Most of the time, we hate blur. We set the widest aperture possible and fastest shutter speed to remove blur that breaks a picture. But we can use the blur as an artistic reagent to create something fascinating. This can add a sense of depth and movement to an image.
There are two ways you can capture motion blur. You can either blur the background by panning the camera or blur the subject by staying put. Luckily, there is only one major step in getting motion blur – slower shutter speeds.
Slow Down Your Shutter Speed
The value of your shutter speed is dependent on the speed of your subject. Certain subjects need a couple of seconds while others might just need 1/60 of a second. Capturing a person running and a car drifting with the same shutter speed will yield totally different and unsatisfactory results. The faster an object is, the faster you can set your shutter speed and still see motion blur. Keep in mind that there is no exact formula in getting the right shutter speed. Just keep on experimenting to get the best results.
There’s a catch with slowing down your shutter speed. Light will have more time to enter your camera’s sensor and this can overexpose your shot if not taken into consideration. Fortunately, there are various ways to compensate for this.
Firstly, you can use a smaller aperture opening. If you’re familiar with how exposure works this should come naturally to you. As you slow down shutter speed by a full stop (1/250 to 1/125) you double the time the shutter is open. The same goes with aperture. As you increase the opening of the lens to a full stop (f/5.6 to f/4.0) you let twice the amount of light to enter. Basically, if you decrease your shutter speed by a stop, you can widen your aperture by a stop and you still get the same exposure value. If this gets a bit complicated, you can always use your camera’s shutter speed priority mode and let your camera handle the exposure compensation.
Secondly, you can change the value of your ISO. Higher ISO means that your sensor is more sensitive to light and lower ISO value means it is less sensitive to light.
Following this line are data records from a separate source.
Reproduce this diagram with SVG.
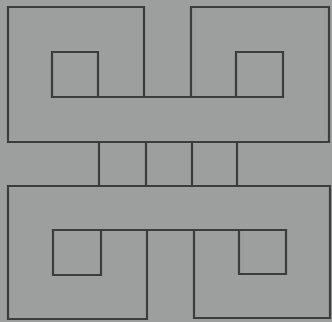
<svg xmlns="http://www.w3.org/2000/svg" width="332" height="322" viewBox="0 0 332 322">
<style>
.l{fill:none;stroke:#3b3d3d;stroke-width:2.2;stroke-linejoin:miter;stroke-linecap:square}
</style>
<rect width="332" height="322" fill="#9d9f9e"/>
<g id="top">
<path class="l" d="M144,97 V7 H8 V142 H329 V7 H191 V97"/>
<path class="l" d="M52,97 H283"/>
<path class="l" d="M98,97 V52 H52 V97"/>
<path class="l" d="M236,97 V52 H283 V97"/>
</g>
<g id="middle">
<path class="l" d="M99,142 V186 M146,142 V186 M192,142 V186 M237,142 V186"/>
</g>
<g id="bottom">
<path class="l" d="M147,230 V319 H8 V186 H330 V318 H194 V230"/>
<path class="l" d="M53,230 H286"/>
<path class="l" d="M53,230 V275 H101 V230"/>
<path class="l" d="M239,230 V274 H286 V230"/>
</g>
</svg>
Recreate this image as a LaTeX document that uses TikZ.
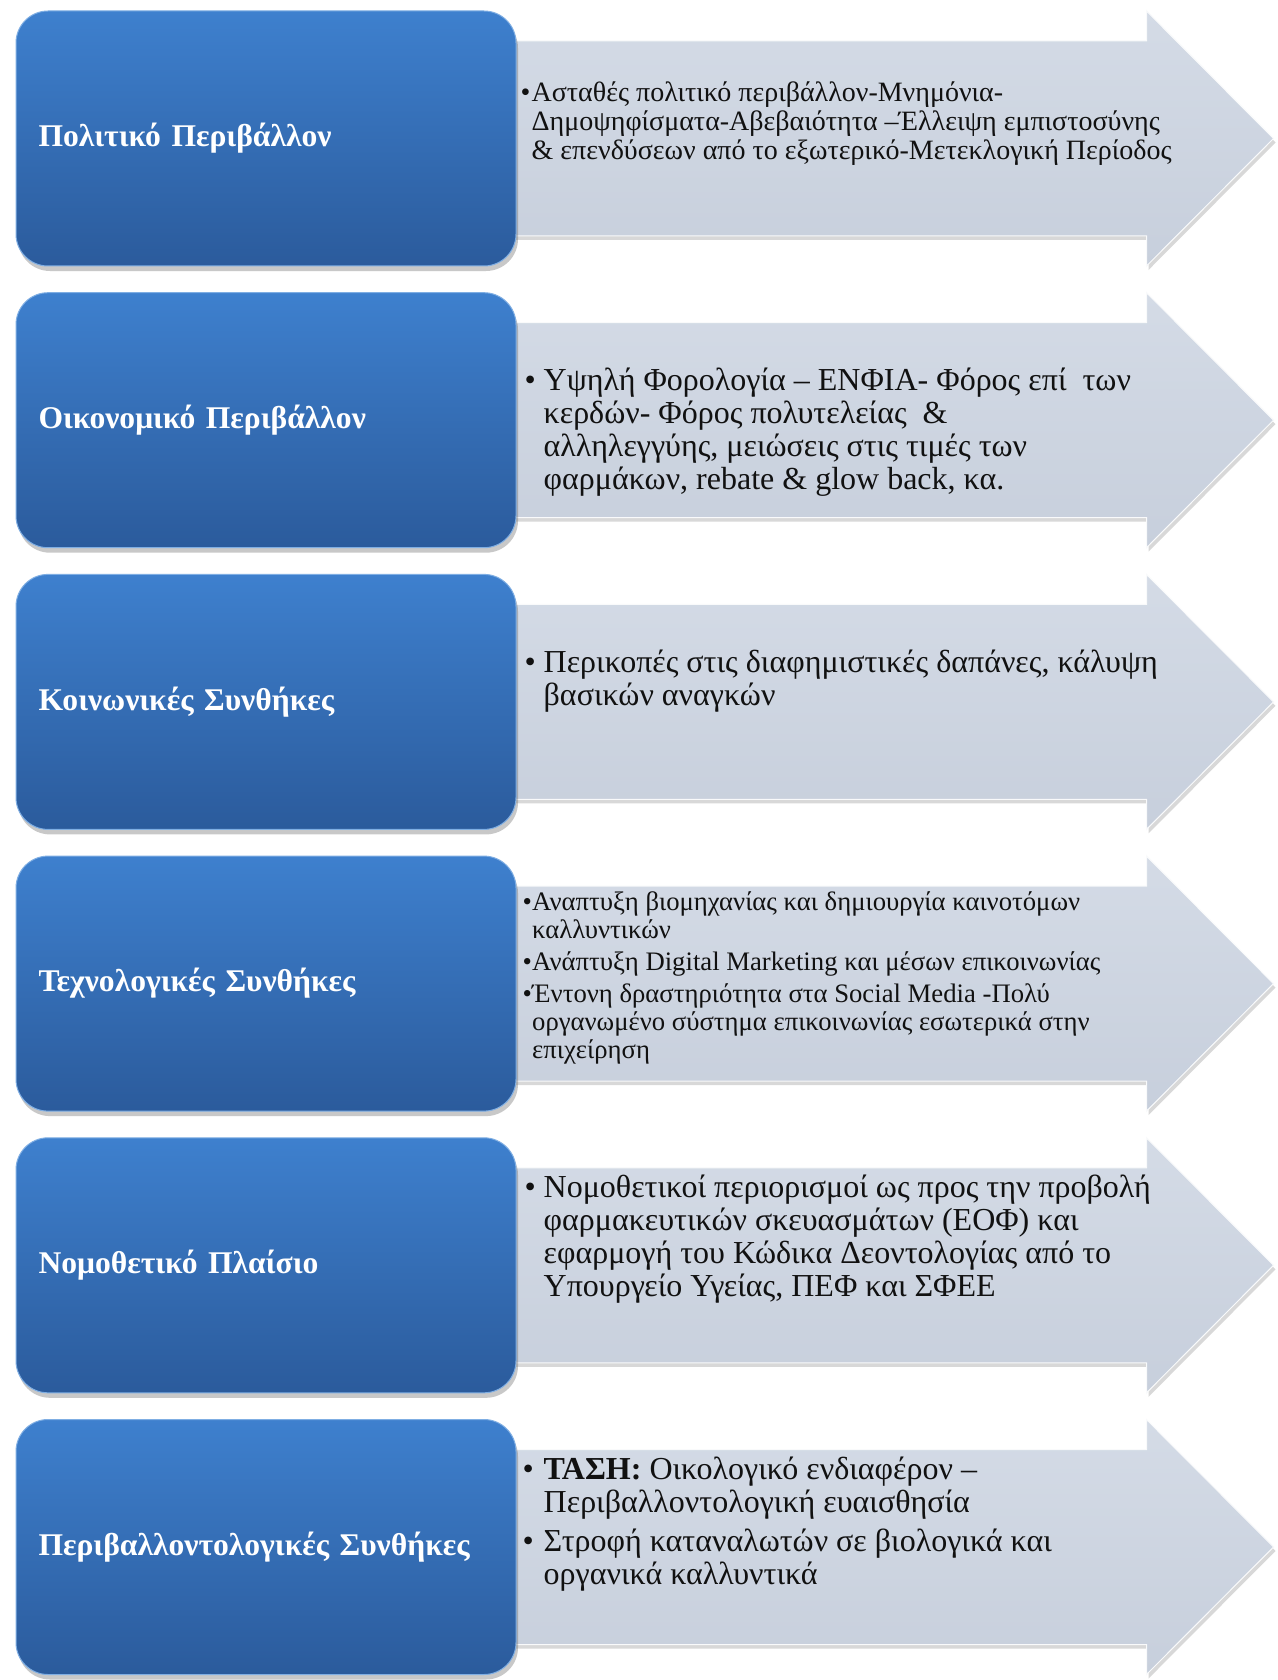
\documentclass[tikz,border=0pt]{standalone}
\usepackage{fontspec}
\setmainfont{Liberation Serif}
\usepackage{tikz}
\usetikzlibrary{calc, positioning, shadows, backgrounds}
\definecolor{catTop}{HTML}{3E80CE}
\definecolor{catBot}{HTML}{2B5B9C}
\definecolor{catRim}{HTML}{7FAEE3}
\definecolor{arrowTop}{HTML}{D4DBE6}
\definecolor{arrowBot}{HTML}{C7CFDC}
\definecolor{inkBlack}{HTML}{111111}
\newcommand{\bul}[1]{\makebox[#1][l]{•}}
\tikzset{
  cat/.style   = {rounded corners=32pt, minimum width=500pt, minimum height=255pt,
                  inner xsep=22.5pt, text width=455pt, align=left,
                  top color=catTop, bottom color=catBot, draw=catRim, line width=1pt,
                  text=white, font=\fontsize{31.6}{35}\selectfont\bfseries,
                  drop shadow={shadow xshift=2pt, shadow yshift=-5pt, opacity=.3, fill=black!70}},
  band/.style  = {top color=arrowTop, bottom color=arrowBot, draw=white!85!arrowTop, line width=1pt,
                  drop shadow={shadow xshift=2pt, shadow yshift=-4pt, opacity=.25, fill=black!60}},
  note/.style  = {anchor=base west, inner sep=0pt, text=inkBlack},
  big/.style   = {font=\fontsize{32}{33}\selectfont},
  small/.style = {font=\fontsize{28}{29}\selectfont},
  tiny/.style  = {font=\fontsize{26.7}{28}\selectfont}
}

\begin{document}
\begin{tikzpicture}[x=1pt, y=-1pt]
  \useasboundingbox (0,0) rectangle (1277,1680);
  \node[cat] (b1) at (266,138.5)  {Πολιτικό Περιβάλλον};
  \node[cat] (b2) at (266,420.2)  {Οικονομικό Περιβάλλον};
  \node[cat] (b3) at (266,701.9)  {Κοινωνικές Συνθήκες};
  \node[cat] (b4) at (266,983.6)  {Τεχνολογικές Συνθήκες};
  \node[cat] (b5) at (266,1265.3) {Νομοθετικό Πλαίσιο};
  \node[cat] (b6) at (266,1547.0) {Περιβαλλοντολογικές Συνθήκες};

  \begin{scope}[on background layer]
    \fill[white] (0,0) rectangle (1277,1680);
    \foreach \i in {1,...,6}
      \draw[band] ($(b\i.east)+(-40,-97.5)$) -- ($(b\i.east)+(630,-97.5)$)
        -- ($(b\i.east)+(630,-127.5)$) -- ($(b\i.east)+(757,0)$)
        -- ($(b\i.east)+(630,127.5)$) -- ($(b\i.east)+(630,97.5)$)
        -- ($(b\i.east)+(-40,97.5)$) -- cycle;
  \end{scope}

  \node[note, small] (n1) at ($(b1.east)+(4,-37.2)$) {\begin{tabular}[t]{@{}l@{}l@{}}
    \bul{11pt} & Ασταθές πολιτικό περιβάλλον-Μνημόνια-\\
    & Δημοψηφίσματα-Αβεβαιότητα –Έλλειψη εμπιστοσύνης\\
    & \& επενδύσεων από το εξωτερικό-Μετεκλογική Περίοδος
  \end{tabular}};
  \node[note, big] (n2) at ($(b2.east)+(8,-29.7)$) {\begin{tabular}[t]{@{}l@{}l@{}}
    \bul{19pt} & Υψηλή Φορολογία – ΕΝΦΙΑ- Φόρος επί\ \ των\\
    & κερδών- Φόρος πολυτελείας\ \ \&\\
    & αλληλεγγύης, μειώσεις στις τιμές των\\
    & φαρμάκων, rebate \& glow back, κα.
  \end{tabular}};
  \node[note, big] (n3) at ($(b3.east)+(8,-29.5)$) {\begin{tabular}[t]{@{}l@{}l@{}}
    \bul{19pt} & Περικοπές στις διαφημιστικές δαπάνες, κάλυψη\\
    & βασικών αναγκών
  \end{tabular}};
  \node[note, tiny] (n4) at ($(b4.east)+(6,-73)$) {\begin{tabular}[t]{@{}l@{}l@{}}
    \bul{9.5pt} & Αναπτυξη βιομηχανίας και δημιουργία καινοτόμων\\
    & καλλυντικών\\[4pt]
    \bul{9.5pt} & Ανάπτυξη Digital Marketing και μέσων επικοινωνίας\\[4pt]
    \bul{9.5pt} & Έντονη δραστηριότητα στα Social Media -Πολύ\\
    & οργανωμένο σύστημα επικοινωνίας εσωτερικά στην\\
    & επιχείρηση
  \end{tabular}};
  \node[note, big] (n5) at ($(b5.east)+(8,-68)$) {\begin{tabular}[t]{@{}l@{}l@{}}
    \bul{19pt} & Νομοθετικοί περιορισμοί ως προς την προβολή\\
    & φαρμακευτικών σκευασμάτων (ΕΟΦ) και\\
    & εφαρμογή του Κώδικα Δεοντολογίας από το\\
    & Υπουργείο Υγείας, ΠΕΦ και ΣΦΕΕ
  \end{tabular}};
  \node[note, big] (n6) at ($(b6.east)+(6,-67.8)$) {\begin{tabular}[t]{@{}l@{}l@{}}
    \bul{21pt} & \textbf{ΤΑΣΗ:} Οικολογικό ενδιαφέρον –\\
    & Περιβαλλοντολογική ευαισθησία\\[6pt]
    \bul{21pt} & Στροφή καταναλωτών σε βιολογικά και\\
    & οργανικά καλλυντικά
  \end{tabular}};
\end{tikzpicture}
\end{document}
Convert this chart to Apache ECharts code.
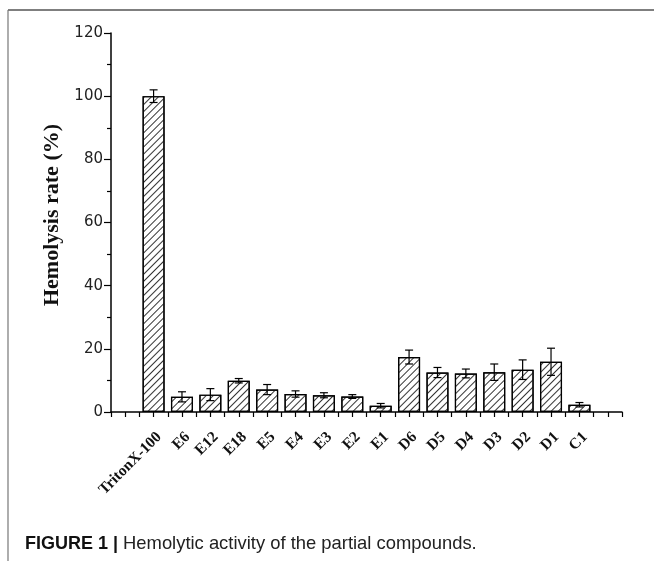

Since we are using slower shutter speeds when capturing motion blur, it is advisable to use the lowest possible ISO value to get the proper exposure.
As a last resort, you can always attach a neutral density filter to your lens. It’s almost impossible to shoot in a brightly lit situation using seconds for you shutter speed without resorting into neutral density filters. Using your lens’ narrowest aperture value will introduce diffraction and might ruin your shot.
Subject or Background Blur
If you want to put blur to your subject, make sure that your camera is stable and not moving at all. Using slow shutter speeds will capture any slight movement from the camera and will ruin your shot. On the contrary, if you want the background to have motion blur, you need to follow your subject via panning the camera to the direction where to subject is moving. This might need some practice at first since photographers are used to keeping their camera stable at all times.
Like other areas of photography, getting a hang of capturing motion blur will require practice and experimentation. Getting the right shutter speed and exposure will definitely help in achieving great images. The only way to get good at it is to practice and take plenty of photographs.
Have you experimented with motion blur on your travels? What were your results?